The last time this many Rockwell paintings were collected for a show was in 1972 at the Oregon Historical Society. Franz Stenzel wrote the catalogue raisonné – an exhaustive book covering every known work of an individual artist – on Rockwell as an accompaniment to the exhibit. Since then, Joki says, more works have been discovered. Rockwell is believed to have painted around 500 works, but only a few hundred have been tracked down, Smith said. The artist didn’t always sign his paintings.
“Rockwell’s history is very much a part of historic Northwest art,” said Joki, who also volunteers as a curator with the Oregon Historical Society. “The OHS exhibit catalog in 1972 bemoaned the fact that he never got the credit he deserved,” agreed Smith. “A lot of people connected with this exhibit are now expressing the same attitude.”
“He doesn’t truly have a national market,” Braarud said. “Art writers puzzle over this.
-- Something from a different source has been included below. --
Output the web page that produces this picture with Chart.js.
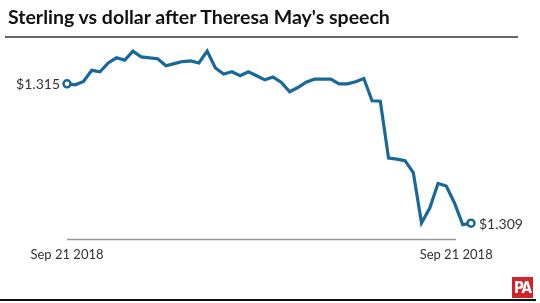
<!DOCTYPE html>
<html>
<head>
<meta charset="utf-8">
<script src="https://cdn.jsdelivr.net/npm/chart.js@4.4.0/dist/chart.umd.min.js"></script>
<style>
	body { margin: 0; background: #fff; font-family: Lato, "Open Sans", sans-serif; }
	#wrap { position: relative; width: 540px; height: 303px; overflow: hidden; }
	#title { position: absolute; left: 8px; top: 5px; font-size: 19.5px; font-weight: bold; color: #111; white-space: nowrap; }
	#rule { position: absolute; left: 5px; top: 36px; width: 513px; height: 2px; background: #666; }
	#bottom { position: absolute; left: 0; top: 299px; width: 536px; height: 2px; background: #111; }
	#pa { position: absolute; left: 512px; top: 277px; width: 21px; height: 21px; background: #d2232a; color: #fff; font: bold 15px "Liberation Sans Narrow", "DejaVu Sans Condensed", sans-serif; text-align: center; line-height: 22px; letter-spacing: -1px; }
	canvas { position: absolute; left: 0; top: 0; }
</style>
</head>
<body>
<div id="wrap">
	<canvas id="chart" width="540" height="303"></canvas>
	<div id="title">Sterling vs dollar after Theresa May's speech</div>
	<div id="rule"></div>
	<div id="bottom"></div>
	<div id="pa">PA</div>
</div>
<script>
// GBP/USD rate through the day
var rates = [
	1.3150, 1.31496, 1.3151, 1.31558, 1.31552, 1.3159, 1.31612, 1.31602, 1.31641, 1.31616,
	1.31612, 1.31608, 1.31578, 1.31587, 1.31596, 1.31599, 1.3159, 1.31641, 1.31568, 1.31542,
	1.31552, 1.31535, 1.31552, 1.31535, 1.31517, 1.31529, 1.31506, 1.31466, 1.31484, 1.31507,
	1.3152, 1.3152, 1.3152, 1.3150, 1.3150, 1.31509, 1.31523, 1.31427, 1.31425, 1.3118,
	1.31176, 1.31169, 1.31118, 1.30901, 1.30965, 1.31071, 1.3106, 1.30987, 1.30893, 1.3090
];
var tick_positions = [0, 47.2];
var tick_labels = ["Sep 21 2018", "Sep 21 2018"];
var start_label = "$1.315";
var end_label = "$1.309";

var points = rates.map((r, i) => ({ x: i, y: r }));
var last = rates.length - 1;

// the grey baseline stops under the right-hand date, not at the end of the line
var baseline = {
	id: "baseline",
	beforeDatasetsDraw: function (chart) {
		var ctx = chart.ctx;
		var x = chart.scales.x;
		var y = chart.chartArea.bottom;
		ctx.save();
		ctx.strokeStyle = "#999";
		ctx.lineWidth = 1.5;
		ctx.beginPath();
		ctx.moveTo(x.getPixelForValue(tick_positions[0]), y);
		ctx.lineTo(x.getPixelForValue(tick_positions[1]), y);
		ctx.stroke();
		ctx.restore();
	}
};

var end_labels = {
	id: "endLabels",
	afterDatasetsDraw: function (chart) {
		var ctx = chart.ctx;
		var meta = chart.getDatasetMeta(0);
		var first = meta.data[0];
		var end = meta.data[last];
		ctx.save();
		ctx.font = "14px Lato";
		ctx.fillStyle = "#333";
		ctx.textBaseline = "middle";
		ctx.textAlign = "right";
		ctx.fillText(start_label, first.x - 7, first.y + 1);
		ctx.textAlign = "left";
		ctx.fillText(end_label, end.x + 8, end.y + 1);
		ctx.restore();
	}
};

var chart = new Chart(document.getElementById("chart"), {
	type: "line",
	data: {
		datasets: [{
			data: points,
			borderColor: "#18699b",
			borderWidth: 3.2,
			tension: 0,
			clip: false,
			pointRadius: rates.map((r, i) => (i === 0 || i === last) ? 3.5 : 0),
			pointBackgroundColor: "#fff",
			pointBorderColor: "#18699b",
			pointBorderWidth: 2.5,
			fill: false
		}]
	},
	options: {
		responsive: false,
		animation: false,
		layout: { padding: { left: 67, right: 69, top: 49, bottom: 40 } },
		plugins: { legend: { display: false }, tooltip: { enabled: false } },
		scales: {
			x: {
				type: "linear",
				min: 0,
				max: last,
				afterBuildTicks: function (axis) {
					axis.ticks = tick_positions.map(v => ({ value: v }));
				},
				ticks: {
					autoSkip: false,
					maxRotation: 0,
					padding: 0,
					color: "#333",
					font: { family: "Lato", size: 13 },
					callback: function (value, index) { return tick_labels[index]; }
				},
				grid: { display: false },
				border: { display: false }
			},
			y: {
				display: false,
				min: 1.3083,
				max: 1.3165
			}
		}
	},
	plugins: [baseline, end_labels]
});
</script>
</body>
</html>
Even the Portland Art Museum doesn’t have a Rockwell.” Other museums including the Museum of Fine Art in Boston and the Anchorage Museum in Alaska own some of Rockwell’s paintings, and the Oakland Museum of California has the best collection of turn-of-the-century artists there is, according to Braarud. The Seattle Art Museum boasts what is considered Rockwell’s best work: “Smoky Sunrise, Astoria Harbor.” “I wish we had that for this exhibit,” Braarud said.
Given his part-time status as an artist, is Rockwell considered an “amateur” painter? “If you use ‘amateur’ in the purest sense of the term, he would not be,” said Joki. “He was as fine a painter as any painter in his style and period. Completely professional.” Prices for Rockwell’s paintings today are on par with works by the top professionals from that era.“Painting was his passion,” Joki said. “Documenting was his job.”